Salimos de Tela antes de que se extinga la luz. En Honduras no se cambia la hora; no existen, como en Europa, los días cortos del invierno y largos del verano. Existe una estación seca que va aproximadamente de noviembre a mayo y una estación húmeda entre junio y octubre. En la época del año en que nos encontramos, el sol se pone entre las cinco y media y las seis de la tarde. Para esa hora Delia quiere estar siempre en lugar seguro. Evitar las carreteras plagadas de baches y en penumbra. El alumbrado público escasea, en especial en zonas menos urbanizadas. Aventurarse por un camino sombrío y poco transitado cuando ya ha caído la noche puede acarrearte un pinchazo, un accidente o algo mucho peor.

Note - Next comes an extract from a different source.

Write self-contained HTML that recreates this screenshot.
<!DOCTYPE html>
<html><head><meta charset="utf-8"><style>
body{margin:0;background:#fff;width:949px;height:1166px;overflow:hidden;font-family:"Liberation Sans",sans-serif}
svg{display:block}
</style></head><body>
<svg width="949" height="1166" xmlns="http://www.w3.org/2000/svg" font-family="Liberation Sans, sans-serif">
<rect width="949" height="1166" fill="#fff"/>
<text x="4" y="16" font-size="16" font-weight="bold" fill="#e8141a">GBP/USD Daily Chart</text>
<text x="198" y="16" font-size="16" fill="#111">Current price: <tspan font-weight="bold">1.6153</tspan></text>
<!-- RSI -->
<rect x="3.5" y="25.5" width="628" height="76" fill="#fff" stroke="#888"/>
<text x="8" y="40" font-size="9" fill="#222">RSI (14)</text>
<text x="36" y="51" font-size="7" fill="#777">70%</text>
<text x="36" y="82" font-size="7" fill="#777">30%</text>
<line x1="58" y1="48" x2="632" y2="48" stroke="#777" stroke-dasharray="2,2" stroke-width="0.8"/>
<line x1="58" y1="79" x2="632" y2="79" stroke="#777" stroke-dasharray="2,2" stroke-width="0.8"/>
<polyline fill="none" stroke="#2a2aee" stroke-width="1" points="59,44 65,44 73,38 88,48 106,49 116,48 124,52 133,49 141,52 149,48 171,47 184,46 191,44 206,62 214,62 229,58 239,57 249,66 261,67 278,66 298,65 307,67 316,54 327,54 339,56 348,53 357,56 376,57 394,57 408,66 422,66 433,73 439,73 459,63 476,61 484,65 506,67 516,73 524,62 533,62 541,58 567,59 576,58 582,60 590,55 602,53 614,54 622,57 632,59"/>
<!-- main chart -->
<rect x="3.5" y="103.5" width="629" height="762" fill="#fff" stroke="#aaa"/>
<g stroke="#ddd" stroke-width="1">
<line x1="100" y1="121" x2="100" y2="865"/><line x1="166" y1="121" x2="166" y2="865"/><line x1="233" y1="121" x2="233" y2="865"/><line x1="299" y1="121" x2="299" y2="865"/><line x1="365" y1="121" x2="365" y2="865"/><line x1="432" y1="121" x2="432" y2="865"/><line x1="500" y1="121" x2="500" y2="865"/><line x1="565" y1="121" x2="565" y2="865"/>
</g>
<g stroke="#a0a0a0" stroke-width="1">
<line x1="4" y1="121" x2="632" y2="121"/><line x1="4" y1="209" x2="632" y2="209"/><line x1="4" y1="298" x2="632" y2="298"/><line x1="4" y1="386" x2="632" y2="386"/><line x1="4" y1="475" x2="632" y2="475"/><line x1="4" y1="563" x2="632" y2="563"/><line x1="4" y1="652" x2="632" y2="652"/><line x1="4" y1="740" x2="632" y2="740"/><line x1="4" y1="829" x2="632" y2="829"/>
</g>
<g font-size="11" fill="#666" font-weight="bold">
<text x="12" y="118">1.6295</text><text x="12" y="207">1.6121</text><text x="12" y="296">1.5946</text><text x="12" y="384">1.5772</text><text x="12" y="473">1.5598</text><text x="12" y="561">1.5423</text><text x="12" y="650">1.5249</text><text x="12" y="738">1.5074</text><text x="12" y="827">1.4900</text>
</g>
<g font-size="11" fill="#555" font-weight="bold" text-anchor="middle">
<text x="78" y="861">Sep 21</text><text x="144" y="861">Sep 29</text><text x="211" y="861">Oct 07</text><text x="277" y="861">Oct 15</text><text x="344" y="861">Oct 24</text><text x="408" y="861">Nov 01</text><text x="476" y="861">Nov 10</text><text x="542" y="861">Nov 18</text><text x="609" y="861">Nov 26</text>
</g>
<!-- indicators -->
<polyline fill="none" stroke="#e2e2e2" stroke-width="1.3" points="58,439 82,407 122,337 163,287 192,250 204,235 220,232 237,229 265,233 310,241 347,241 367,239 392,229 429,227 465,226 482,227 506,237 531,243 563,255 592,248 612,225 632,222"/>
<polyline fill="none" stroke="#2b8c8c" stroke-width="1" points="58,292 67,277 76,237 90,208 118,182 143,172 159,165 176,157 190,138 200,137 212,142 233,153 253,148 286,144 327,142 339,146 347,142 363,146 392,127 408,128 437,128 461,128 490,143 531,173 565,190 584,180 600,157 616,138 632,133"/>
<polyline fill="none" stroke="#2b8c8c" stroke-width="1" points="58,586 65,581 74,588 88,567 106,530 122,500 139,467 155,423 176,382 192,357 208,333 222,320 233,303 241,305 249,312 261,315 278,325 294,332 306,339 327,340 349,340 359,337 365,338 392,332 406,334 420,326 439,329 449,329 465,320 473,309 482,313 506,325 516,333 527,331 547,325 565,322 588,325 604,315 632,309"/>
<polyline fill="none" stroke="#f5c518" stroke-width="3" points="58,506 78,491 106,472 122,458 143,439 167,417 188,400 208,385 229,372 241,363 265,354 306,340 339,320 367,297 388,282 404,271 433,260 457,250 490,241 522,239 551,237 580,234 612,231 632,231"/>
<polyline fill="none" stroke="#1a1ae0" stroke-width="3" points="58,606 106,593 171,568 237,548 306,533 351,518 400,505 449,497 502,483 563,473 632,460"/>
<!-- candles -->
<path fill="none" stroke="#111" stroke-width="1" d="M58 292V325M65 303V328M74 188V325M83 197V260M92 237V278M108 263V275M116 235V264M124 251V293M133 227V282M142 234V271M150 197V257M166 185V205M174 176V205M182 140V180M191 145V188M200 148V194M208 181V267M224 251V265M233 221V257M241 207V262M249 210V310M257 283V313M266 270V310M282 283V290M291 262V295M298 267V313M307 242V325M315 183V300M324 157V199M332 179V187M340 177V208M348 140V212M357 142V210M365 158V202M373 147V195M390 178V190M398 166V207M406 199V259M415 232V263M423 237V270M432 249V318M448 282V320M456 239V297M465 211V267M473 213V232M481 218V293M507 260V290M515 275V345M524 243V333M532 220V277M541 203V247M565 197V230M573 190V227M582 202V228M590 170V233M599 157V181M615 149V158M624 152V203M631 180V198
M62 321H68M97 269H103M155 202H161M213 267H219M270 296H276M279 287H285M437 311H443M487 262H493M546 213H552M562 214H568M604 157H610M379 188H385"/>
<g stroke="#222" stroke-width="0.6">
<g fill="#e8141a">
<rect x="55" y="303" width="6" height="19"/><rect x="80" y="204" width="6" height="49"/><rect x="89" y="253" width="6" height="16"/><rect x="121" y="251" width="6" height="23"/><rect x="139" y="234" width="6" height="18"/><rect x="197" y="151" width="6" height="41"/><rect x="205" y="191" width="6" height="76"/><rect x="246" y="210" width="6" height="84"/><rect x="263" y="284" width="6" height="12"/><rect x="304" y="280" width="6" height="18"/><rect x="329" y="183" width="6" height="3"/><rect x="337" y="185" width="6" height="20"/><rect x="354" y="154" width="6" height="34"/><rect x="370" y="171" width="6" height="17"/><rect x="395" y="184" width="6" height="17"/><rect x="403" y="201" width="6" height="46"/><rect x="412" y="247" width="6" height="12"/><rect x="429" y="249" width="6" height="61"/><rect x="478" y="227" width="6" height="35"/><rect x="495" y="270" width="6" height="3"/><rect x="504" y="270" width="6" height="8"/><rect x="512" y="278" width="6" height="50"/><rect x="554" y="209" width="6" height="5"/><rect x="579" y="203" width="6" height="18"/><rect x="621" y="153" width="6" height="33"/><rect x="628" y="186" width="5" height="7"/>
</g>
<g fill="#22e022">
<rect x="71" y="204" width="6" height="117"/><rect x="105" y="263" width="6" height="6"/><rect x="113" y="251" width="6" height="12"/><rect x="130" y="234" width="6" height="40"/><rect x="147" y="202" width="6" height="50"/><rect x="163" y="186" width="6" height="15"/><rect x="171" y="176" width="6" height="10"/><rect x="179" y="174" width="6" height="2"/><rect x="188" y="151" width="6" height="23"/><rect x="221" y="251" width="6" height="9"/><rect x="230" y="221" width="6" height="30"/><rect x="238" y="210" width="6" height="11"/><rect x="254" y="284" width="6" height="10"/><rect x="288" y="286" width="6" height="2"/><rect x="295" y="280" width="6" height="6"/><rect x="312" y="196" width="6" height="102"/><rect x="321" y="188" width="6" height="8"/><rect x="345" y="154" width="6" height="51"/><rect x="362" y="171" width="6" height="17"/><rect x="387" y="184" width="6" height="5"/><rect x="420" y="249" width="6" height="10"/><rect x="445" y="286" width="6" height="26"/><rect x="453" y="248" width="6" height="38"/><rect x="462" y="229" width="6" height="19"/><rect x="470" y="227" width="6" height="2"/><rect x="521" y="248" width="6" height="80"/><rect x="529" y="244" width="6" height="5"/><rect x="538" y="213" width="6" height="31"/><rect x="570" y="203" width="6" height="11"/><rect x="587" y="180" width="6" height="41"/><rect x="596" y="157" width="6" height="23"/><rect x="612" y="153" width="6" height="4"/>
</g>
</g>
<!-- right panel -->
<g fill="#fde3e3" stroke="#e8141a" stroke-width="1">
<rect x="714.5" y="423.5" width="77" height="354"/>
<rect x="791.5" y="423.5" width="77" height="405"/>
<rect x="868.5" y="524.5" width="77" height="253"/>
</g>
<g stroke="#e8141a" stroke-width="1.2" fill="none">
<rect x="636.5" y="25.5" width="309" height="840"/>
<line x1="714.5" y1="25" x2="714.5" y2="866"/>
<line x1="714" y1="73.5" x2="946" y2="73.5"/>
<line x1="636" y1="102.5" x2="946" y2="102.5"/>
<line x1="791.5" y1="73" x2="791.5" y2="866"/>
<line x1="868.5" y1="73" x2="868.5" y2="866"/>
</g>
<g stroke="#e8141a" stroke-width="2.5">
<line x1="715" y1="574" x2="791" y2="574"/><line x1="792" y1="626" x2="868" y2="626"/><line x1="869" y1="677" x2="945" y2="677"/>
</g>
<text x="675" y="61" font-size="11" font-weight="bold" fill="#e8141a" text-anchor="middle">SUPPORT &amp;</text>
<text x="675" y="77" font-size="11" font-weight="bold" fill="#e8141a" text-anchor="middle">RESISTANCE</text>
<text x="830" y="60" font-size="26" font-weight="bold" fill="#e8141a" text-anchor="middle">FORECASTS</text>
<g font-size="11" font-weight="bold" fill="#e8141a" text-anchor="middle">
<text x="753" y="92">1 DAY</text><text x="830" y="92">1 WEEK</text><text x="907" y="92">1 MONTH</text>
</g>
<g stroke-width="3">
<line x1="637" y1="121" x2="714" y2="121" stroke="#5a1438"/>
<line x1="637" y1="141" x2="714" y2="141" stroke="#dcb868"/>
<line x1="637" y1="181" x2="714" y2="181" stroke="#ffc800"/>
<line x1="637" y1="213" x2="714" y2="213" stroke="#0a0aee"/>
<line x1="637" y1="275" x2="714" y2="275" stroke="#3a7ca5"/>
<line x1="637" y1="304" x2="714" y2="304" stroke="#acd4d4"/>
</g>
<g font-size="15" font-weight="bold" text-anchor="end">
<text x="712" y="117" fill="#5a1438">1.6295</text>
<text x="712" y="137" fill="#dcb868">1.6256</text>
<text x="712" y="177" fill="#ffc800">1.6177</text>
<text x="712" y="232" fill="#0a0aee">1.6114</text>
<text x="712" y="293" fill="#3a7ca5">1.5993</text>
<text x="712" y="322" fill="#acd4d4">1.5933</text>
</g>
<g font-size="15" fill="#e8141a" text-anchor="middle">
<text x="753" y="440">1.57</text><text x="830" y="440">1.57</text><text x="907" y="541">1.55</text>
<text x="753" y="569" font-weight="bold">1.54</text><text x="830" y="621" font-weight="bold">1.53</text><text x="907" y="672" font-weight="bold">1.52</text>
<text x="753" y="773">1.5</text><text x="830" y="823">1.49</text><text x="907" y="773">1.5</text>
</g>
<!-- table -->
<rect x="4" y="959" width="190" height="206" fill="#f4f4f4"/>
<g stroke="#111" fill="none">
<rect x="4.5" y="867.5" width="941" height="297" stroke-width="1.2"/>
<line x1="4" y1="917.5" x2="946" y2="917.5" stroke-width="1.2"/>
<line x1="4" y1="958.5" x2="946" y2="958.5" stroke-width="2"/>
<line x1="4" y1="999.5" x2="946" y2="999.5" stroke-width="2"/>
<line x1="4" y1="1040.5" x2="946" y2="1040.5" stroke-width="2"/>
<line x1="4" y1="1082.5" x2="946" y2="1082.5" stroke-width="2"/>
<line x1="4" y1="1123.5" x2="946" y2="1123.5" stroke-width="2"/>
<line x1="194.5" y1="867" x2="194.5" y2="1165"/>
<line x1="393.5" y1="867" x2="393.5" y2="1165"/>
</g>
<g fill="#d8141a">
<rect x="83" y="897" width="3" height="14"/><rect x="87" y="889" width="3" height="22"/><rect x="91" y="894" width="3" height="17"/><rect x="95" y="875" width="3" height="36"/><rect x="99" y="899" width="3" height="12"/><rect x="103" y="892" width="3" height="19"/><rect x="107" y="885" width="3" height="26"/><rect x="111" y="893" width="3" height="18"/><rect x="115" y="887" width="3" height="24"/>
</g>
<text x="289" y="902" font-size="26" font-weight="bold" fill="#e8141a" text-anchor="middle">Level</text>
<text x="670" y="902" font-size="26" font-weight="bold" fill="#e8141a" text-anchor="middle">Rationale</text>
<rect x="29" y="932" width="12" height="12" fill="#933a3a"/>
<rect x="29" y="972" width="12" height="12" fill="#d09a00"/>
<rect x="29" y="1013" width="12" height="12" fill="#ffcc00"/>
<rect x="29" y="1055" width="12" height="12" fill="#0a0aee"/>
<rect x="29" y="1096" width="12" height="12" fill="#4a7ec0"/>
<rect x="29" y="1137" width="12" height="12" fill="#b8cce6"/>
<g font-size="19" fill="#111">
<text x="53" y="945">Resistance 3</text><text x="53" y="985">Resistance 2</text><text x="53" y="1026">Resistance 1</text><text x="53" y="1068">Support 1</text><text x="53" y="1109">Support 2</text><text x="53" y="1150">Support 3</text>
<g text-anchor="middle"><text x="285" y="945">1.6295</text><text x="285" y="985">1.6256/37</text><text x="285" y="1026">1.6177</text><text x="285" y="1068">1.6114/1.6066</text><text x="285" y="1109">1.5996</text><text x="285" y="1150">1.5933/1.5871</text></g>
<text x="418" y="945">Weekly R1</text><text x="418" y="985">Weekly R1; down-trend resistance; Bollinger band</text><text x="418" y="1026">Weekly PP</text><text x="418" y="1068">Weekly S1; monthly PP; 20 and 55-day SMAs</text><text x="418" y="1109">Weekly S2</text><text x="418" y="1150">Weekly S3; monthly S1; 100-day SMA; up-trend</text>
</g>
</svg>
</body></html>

«Al final no probaste la langosta», se lamenta Delia. Hemos llegado a tiempo a la casa, a unas millas de Tela, con los faros del vehículo como única guía. Delia se ha relajado después de la tensión de conducir bajo el sol declinante, por senderos no asfaltados donde el GPS tiende a fallar. Ahora todo es ya oscuro: el mar, las palmeras, las olas, la arena, las latas de las cervezas que hemos comprado esta mañana en un supermercado —un local más parecido a un almacén que a mi idea de supermercado—, protegido por un guardia armado hasta los dientes. Delia enciende una vela, corta unas limas. Yo ya las llamo limones. Me acuerdo de esa expresión hondureña que acabo de aprender: «Sos más seca que un limón de taquería». Me da la risa. Los cuartos de limón los acompañamos con tequila. De mi mochila saco las galletitas saladas que compré justo antes de embarcar en Madrid.
No siento hambre ni sueño, ni estoy cansada a pesar del cambio horario o de mis zambullidas. No echo de menos la langosta, prefiero nuestra cena improvisada. Quiero volver a sentir los corales y cierro los ojos y me encuentro de nuevo allí, en el fondo del mar, sin necesidad de emerger a la superficie ni de tomar oxígeno. De súbito dotada de branquias.
Quiero saberlo todo de este país, el nombre de todas sus frutas, de todas sus flores.
«A los hibiscos acá los llamamos flor del Pacífico», dice Delia.